What you have to do: Give the data below again exactly as written, without its pictures.

Plotting code records
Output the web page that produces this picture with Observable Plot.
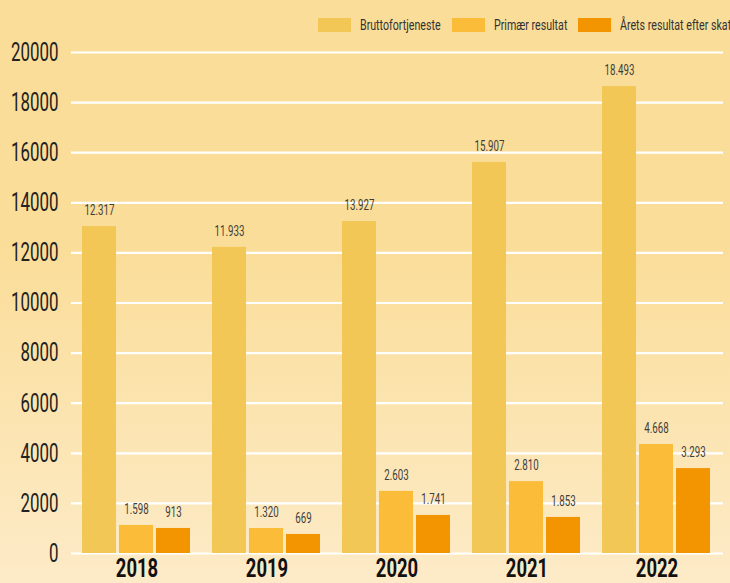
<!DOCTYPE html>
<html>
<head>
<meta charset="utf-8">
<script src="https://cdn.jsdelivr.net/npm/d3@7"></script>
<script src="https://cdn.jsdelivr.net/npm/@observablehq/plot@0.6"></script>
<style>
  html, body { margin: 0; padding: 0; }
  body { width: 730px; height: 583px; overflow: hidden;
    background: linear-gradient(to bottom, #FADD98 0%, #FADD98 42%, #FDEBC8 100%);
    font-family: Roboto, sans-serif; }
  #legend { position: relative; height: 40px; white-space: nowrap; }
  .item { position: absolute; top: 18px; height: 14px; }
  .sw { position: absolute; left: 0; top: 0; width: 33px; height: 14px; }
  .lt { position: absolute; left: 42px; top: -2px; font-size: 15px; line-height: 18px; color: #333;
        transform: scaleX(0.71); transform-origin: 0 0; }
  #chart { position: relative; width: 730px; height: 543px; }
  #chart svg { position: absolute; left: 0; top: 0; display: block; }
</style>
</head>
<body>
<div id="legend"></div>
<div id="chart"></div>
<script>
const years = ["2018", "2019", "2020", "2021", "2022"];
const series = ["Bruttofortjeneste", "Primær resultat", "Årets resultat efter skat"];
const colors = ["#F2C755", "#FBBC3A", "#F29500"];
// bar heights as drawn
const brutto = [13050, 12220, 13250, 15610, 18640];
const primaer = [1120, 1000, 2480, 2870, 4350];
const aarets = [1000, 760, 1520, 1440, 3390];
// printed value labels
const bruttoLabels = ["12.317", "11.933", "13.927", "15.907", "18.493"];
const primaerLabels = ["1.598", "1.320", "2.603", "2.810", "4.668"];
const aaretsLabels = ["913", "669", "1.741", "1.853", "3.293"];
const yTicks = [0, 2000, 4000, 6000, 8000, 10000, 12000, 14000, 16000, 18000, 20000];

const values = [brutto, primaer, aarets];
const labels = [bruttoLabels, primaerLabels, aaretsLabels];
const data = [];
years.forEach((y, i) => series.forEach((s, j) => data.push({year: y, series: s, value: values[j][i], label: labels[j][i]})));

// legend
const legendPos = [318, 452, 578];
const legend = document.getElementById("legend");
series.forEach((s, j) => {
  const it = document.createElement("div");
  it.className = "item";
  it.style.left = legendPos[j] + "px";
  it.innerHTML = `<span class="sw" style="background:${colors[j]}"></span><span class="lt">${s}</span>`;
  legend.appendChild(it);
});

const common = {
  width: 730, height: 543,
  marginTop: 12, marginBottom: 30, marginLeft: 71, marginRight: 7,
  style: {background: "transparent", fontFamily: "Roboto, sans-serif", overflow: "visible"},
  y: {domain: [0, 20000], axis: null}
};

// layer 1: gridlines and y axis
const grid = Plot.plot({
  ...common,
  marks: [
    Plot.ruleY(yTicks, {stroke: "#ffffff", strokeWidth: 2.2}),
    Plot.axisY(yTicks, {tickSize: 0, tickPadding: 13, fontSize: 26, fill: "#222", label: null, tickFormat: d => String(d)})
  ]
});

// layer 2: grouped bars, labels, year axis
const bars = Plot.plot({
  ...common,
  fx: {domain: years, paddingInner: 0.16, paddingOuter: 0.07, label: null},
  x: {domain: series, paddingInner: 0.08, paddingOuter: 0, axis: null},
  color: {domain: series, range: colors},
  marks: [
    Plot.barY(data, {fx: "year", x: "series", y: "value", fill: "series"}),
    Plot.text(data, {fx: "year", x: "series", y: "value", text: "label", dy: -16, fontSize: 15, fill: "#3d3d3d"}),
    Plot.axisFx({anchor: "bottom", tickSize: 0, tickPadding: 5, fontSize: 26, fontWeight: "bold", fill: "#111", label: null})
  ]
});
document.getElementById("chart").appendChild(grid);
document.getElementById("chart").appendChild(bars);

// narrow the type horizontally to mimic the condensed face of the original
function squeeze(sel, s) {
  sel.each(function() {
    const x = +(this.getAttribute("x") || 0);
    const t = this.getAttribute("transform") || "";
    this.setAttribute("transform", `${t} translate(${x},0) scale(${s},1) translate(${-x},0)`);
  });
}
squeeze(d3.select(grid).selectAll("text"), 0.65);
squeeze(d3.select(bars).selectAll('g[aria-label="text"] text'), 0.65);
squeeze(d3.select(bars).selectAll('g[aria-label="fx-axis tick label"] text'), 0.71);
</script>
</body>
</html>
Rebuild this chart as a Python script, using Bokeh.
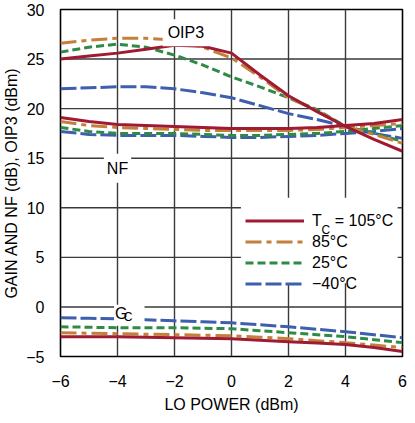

Reply to the task:
Output the web page that produces this picture with Observable Plot.
<!DOCTYPE html>
<html>
<head>
<meta charset="utf-8">
<script src="https://cdn.jsdelivr.net/npm/d3@7"></script>
<script src="https://cdn.jsdelivr.net/npm/@observablehq/plot@0.6"></script>
<style>
  html, body { margin: 0; padding: 0; }
  body { width: 730px; height: 583px; overflow: hidden;
    background: linear-gradient(to bottom, #FADD98 0%, #FADD98 42%, #FDEBC8 100%);
    font-family: Roboto, sans-serif; }
  #legend { position: relative; height: 40px; white-space: nowrap; }
  .item { position: absolute; top: 18px; height: 14px; }
  .sw { position: absolute; left: 0; top: 0; width: 33px; height: 14px; }
  .lt { position: absolute; left: 42px; top: -2px; font-size: 15px; line-height: 18px; color: #333;
        transform: scaleX(0.71); transform-origin: 0 0; }
  #chart { position: relative; width: 730px; height: 543px; }
  #chart svg { position: absolute; left: 0; top: 0; display: block; }
</style>
</head>
<body>
<div id="legend"></div>
<div id="chart"></div>
<script>
const years = ["2018", "2019", "2020", "2021", "2022"];
const series = ["Bruttofortjeneste", "Primær resultat", "Årets resultat efter skat"];
const colors = ["#F2C755", "#FBBC3A", "#F29500"];
// bar heights as drawn
const brutto = [13050, 12220, 13250, 15610, 18640];
const primaer = [1120, 1000, 2480, 2870, 4350];
const aarets = [1000, 760, 1520, 1440, 3390];
// printed value labels
const bruttoLabels = ["12.317", "11.933", "13.927", "15.907", "18.493"];
const primaerLabels = ["1.598", "1.320", "2.603", "2.810", "4.668"];
const aaretsLabels = ["913", "669", "1.741", "1.853", "3.293"];
const yTicks = [0, 2000, 4000, 6000, 8000, 10000, 12000, 14000, 16000, 18000, 20000];

const values = [brutto, primaer, aarets];
const labels = [bruttoLabels, primaerLabels, aaretsLabels];
const data = [];
years.forEach((y, i) => series.forEach((s, j) => data.push({year: y, series: s, value: values[j][i], label: labels[j][i]})));

// legend
const legendPos = [318, 452, 578];
const legend = document.getElementById("legend");
series.forEach((s, j) => {
  const it = document.createElement("div");
  it.className = "item";
  it.style.left = legendPos[j] + "px";
  it.innerHTML = `<span class="sw" style="background:${colors[j]}"></span><span class="lt">${s}</span>`;
  legend.appendChild(it);
});

const common = {
  width: 730, height: 543,
  marginTop: 12, marginBottom: 30, marginLeft: 71, marginRight: 7,
  style: {background: "transparent", fontFamily: "Roboto, sans-serif", overflow: "visible"},
  y: {domain: [0, 20000], axis: null}
};

// layer 1: gridlines and y axis
const grid = Plot.plot({
  ...common,
  marks: [
    Plot.ruleY(yTicks, {stroke: "#ffffff", strokeWidth: 2.2}),
    Plot.axisY(yTicks, {tickSize: 0, tickPadding: 13, fontSize: 26, fill: "#222", label: null, tickFormat: d => String(d)})
  ]
});

// layer 2: grouped bars, labels, year axis
const bars = Plot.plot({
  ...common,
  fx: {domain: years, paddingInner: 0.16, paddingOuter: 0.07, label: null},
  x: {domain: series, paddingInner: 0.08, paddingOuter: 0, axis: null},
  color: {domain: series, range: colors},
  marks: [
    Plot.barY(data, {fx: "year", x: "series", y: "value", fill: "series"}),
    Plot.text(data, {fx: "year", x: "series", y: "value", text: "label", dy: -16, fontSize: 15, fill: "#3d3d3d"}),
    Plot.axisFx({anchor: "bottom", tickSize: 0, tickPadding: 5, fontSize: 26, fontWeight: "bold", fill: "#111", label: null})
  ]
});
document.getElementById("chart").appendChild(grid);
document.getElementById("chart").appendChild(bars);

// narrow the type horizontally to mimic the condensed face of the original
function squeeze(sel, s) {
  sel.each(function() {
    const x = +(this.getAttribute("x") || 0);
    const t = this.getAttribute("transform") || "";
    this.setAttribute("transform", `${t} translate(${x},0) scale(${s},1) translate(${-x},0)`);
  });
}
squeeze(d3.select(grid).selectAll("text"), 0.65);
squeeze(d3.select(bars).selectAll('g[aria-label="text"] text'), 0.65);
squeeze(d3.select(bars).selectAll('g[aria-label="fx-axis tick label"] text'), 0.71);
</script>
</body>
</html>
Rebuild this chart as a Python script, using Bokeh.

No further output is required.